If your corn souffle is runny, the first place to look is the zucchini, which has a high water content. You may have been tempted to skip the first step to cut down on salt—don't! The sodium brings moisture to the surface so it can drain properly. Then, make sure you've dried the zucchini well with paper towels.

Or, the culprit could be the corn; make sure you drained it well after blanching. To be extra sure, blot the kernels with a paper towel after you've cut them off the cob. You can also omit the blanching step—it makes the kernels easier to remove from the cob, but isn't strictly necessary. (Did you know you can use a bundt pan for cutting kernels off a corn cob? Learn this and other sweet corn tricks).

Finally, make sure your egg whites are stiff—you want them to add air to the souffle, not liquid.

Can corn souffle be frozen?

Souffles are famous for being a "serve immediately" dish, and it's true souffles start deflating almost as soon as they come out of the oven. But souffles can be prepared in advance—especially savory souffles, which have more substance than sweet varieties. (If you want to try your hand at a sweet souffle, start with classic chocolate).
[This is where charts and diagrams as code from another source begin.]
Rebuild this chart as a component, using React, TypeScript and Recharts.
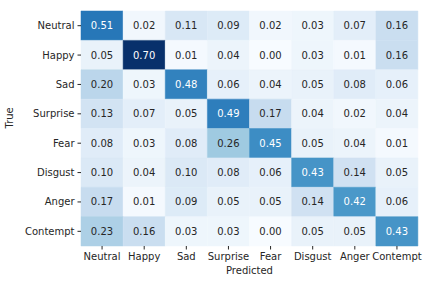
import { Bar, BarChart, Cell, LabelList, XAxis, YAxis } from "recharts";

const labels = ["Neutral", "Happy", "Sad", "Surprise", "Fear", "Disgust", "Anger", "Contempt"];

// rows = true class, columns = predicted class
const neutral = [0.51, 0.02, 0.11, 0.09, 0.02, 0.03, 0.07, 0.16];
const happy = [0.05, 0.7, 0.01, 0.04, 0.0, 0.03, 0.01, 0.16];
const sad = [0.2, 0.03, 0.48, 0.06, 0.04, 0.05, 0.08, 0.06];
const surprise = [0.13, 0.07, 0.05, 0.49, 0.17, 0.04, 0.02, 0.04];
const fear = [0.08, 0.03, 0.08, 0.26, 0.45, 0.05, 0.04, 0.01];
const disgust = [0.1, 0.04, 0.1, 0.08, 0.06, 0.43, 0.14, 0.05];
const anger = [0.17, 0.01, 0.09, 0.05, 0.05, 0.14, 0.42, 0.06];
const contempt = [0.23, 0.16, 0.03, 0.03, 0.0, 0.05, 0.05, 0.43];

const matrix = [neutral, happy, sad, surprise, fear, disgust, anger, contempt];

const blues = [
  [247, 251, 255],
  [222, 235, 247],
  [198, 219, 239],
  [158, 202, 225],
  [107, 174, 214],
  [66, 146, 198],
  [33, 113, 181],
  [8, 81, 156],
  [8, 48, 107]
];

const vmin = 0;
const vmax = 0.7;

function blueRgb(v: number) {
  let t = (v - vmin) / (vmax - vmin);
  t = Math.max(0, Math.min(1, t));
  const pos = t * (blues.length - 1);
  const i = Math.min(Math.floor(pos), blues.length - 2);
  const f = pos - i;
  return blues[i].map((c, k) => Math.round(c + (blues[i + 1][k] - c) * f));
}

function blueColor(v: number) {
  const [r, g, b] = blueRgb(v);
  return `rgb(${r},${g},${b})`;
}

// seaborn style: light text on dark cells
function textColor(v: number) {
  const lin = blueRgb(v).map((c) => {
    const s = c / 255;
    return s <= 0.03928 ? s / 12.92 : Math.pow((s + 0.055) / 1.055, 2.4);
  });
  const lum = 0.2126 * lin[0] + 0.7152 * lin[1] + 0.0722 * lin[2];
  return lum > 0.408 ? "#262626" : "#ffffff";
}

const data = labels.map((name, col) => {
  const row: Record<string, number | string> = { name };
  matrix.forEach((vals, r) => {
    row[`r${r}`] = 1;
    row[`v${r}`] = vals[col];
  });
  return row;
});

const font = "DejaVu Sans, Verdana, sans-serif";

export default function App() {
  return (
    <div style={{ position: "absolute", left: 0, top: 0, width: 432, height: 288, background: "#fff" }}>
      <BarChart
        width={432}
        height={288}
        data={data}
        margin={{ top: 11, right: 14, left: 5, bottom: 12 }}
        barCategoryGap={0}
        barGap={0}
        style={{ fontFamily: font }}
      >
        <XAxis
          dataKey="name"
          height={30}
          axisLine={false}
          tickSize={3.5}
          tickMargin={3}
          tickLine={{ stroke: "#262626" }}
          tick={{ fontSize: 10, fill: "#262626" }}
          interval={0}
          label={{ value: "Predicted", position: "insideBottom", offset: 2, fontSize: 10, fill: "#262626" }}
        />
        <YAxis
          type="number"
          domain={[0, 8]}
          reversed
          width={76}
          ticks={[0.5, 1.5, 2.5, 3.5, 4.5, 5.5, 6.5, 7.5]}
          tickFormatter={(v: number) => labels[Math.floor(v)]}
          axisLine={false}
          tickSize={3.5}
          tickMargin={3}
          tickLine={{ stroke: "#262626" }}
          tick={{ fontSize: 10, fill: "#262626" }}
          interval={0}
          label={{ value: "True", angle: -90, position: "insideLeft", offset: 4, fontSize: 10, fill: "#262626" }}
        />
        {matrix.map((vals, r) => (
          <Bar key={r} dataKey={`r${r}`} stackId="m" isAnimationActive={false}>
            {vals.map((v, c) => (
              <Cell key={c} fill={blueColor(v)} stroke={blueColor(v)} strokeWidth={0.5} />
            ))}
            <LabelList
              dataKey={`v${r}`}
              content={(p: any) => {
                const v = Number(p.value);
                return (
                  <text
                    x={Number(p.x) + Number(p.width) / 2}
                    y={Number(p.y) + Number(p.height) / 2}
                    textAnchor="middle"
                    dominantBaseline="central"
                    fontSize={10}
                    fontFamily={font}
                    fill={textColor(v)}
                  >
                    {v.toFixed(2)}
                  </text>
                );
              }}
            />
          </Bar>
        ))}
      </BarChart>
    </div>
  );
}
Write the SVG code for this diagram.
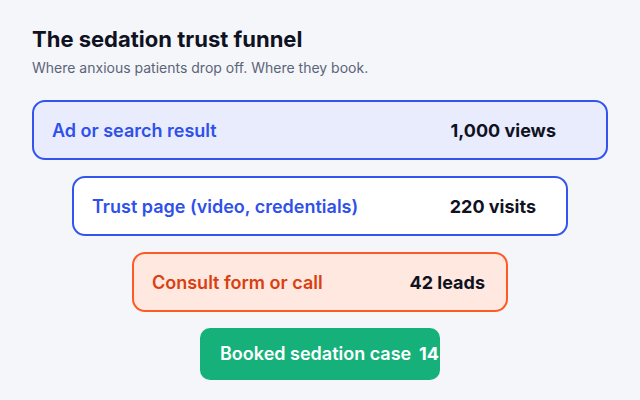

The best option for freezing a corn souffle is before baking. Prepare the batter, load up the baking dish, then cover it in foil and freeze for up to a month. To use, remove the foil and follow the recipe's instructions for baking temperatures. The baking time for frozen souffle is about twice as long as for fresh, so factor that into your planning.

Once a corn souffle is baked, it's best eaten the same day. However, leftovers keep in the refrigerator for a couple of days—just be sure to reheat it in the oven, not the microwave. Microwaving a souffle cooks it into something resembling scrambled eggs! You may be surprised to find out how many foods freeze well; our guide to freezing food will help.

Do you need a souffle dish to make souffle?

You don't have to have a souffle dish. You can use a regular baking dish—with some caveats. Since the whole idea of a souffle is that it will rise significantly, make sure your dish is deep to avoid spillover. This recipe calls for a 2-1/2-quart souffle dish; if you're using a 2- or 3-quart baking dish, the sides should be at least 3 inches high. The sides of the dish should also be straight; a souffle needs straight walls to climb properly.

Research contributed by Hazel Wheaton, Taste of Home Book Editor

Nutrition Facts

1 serving: 178 calories, 12g fat (7g saturated fat), 152mg cholesterol, 599mg sodium, 10g carbohydrate (3g sugars, 1g fiber), 8g protein.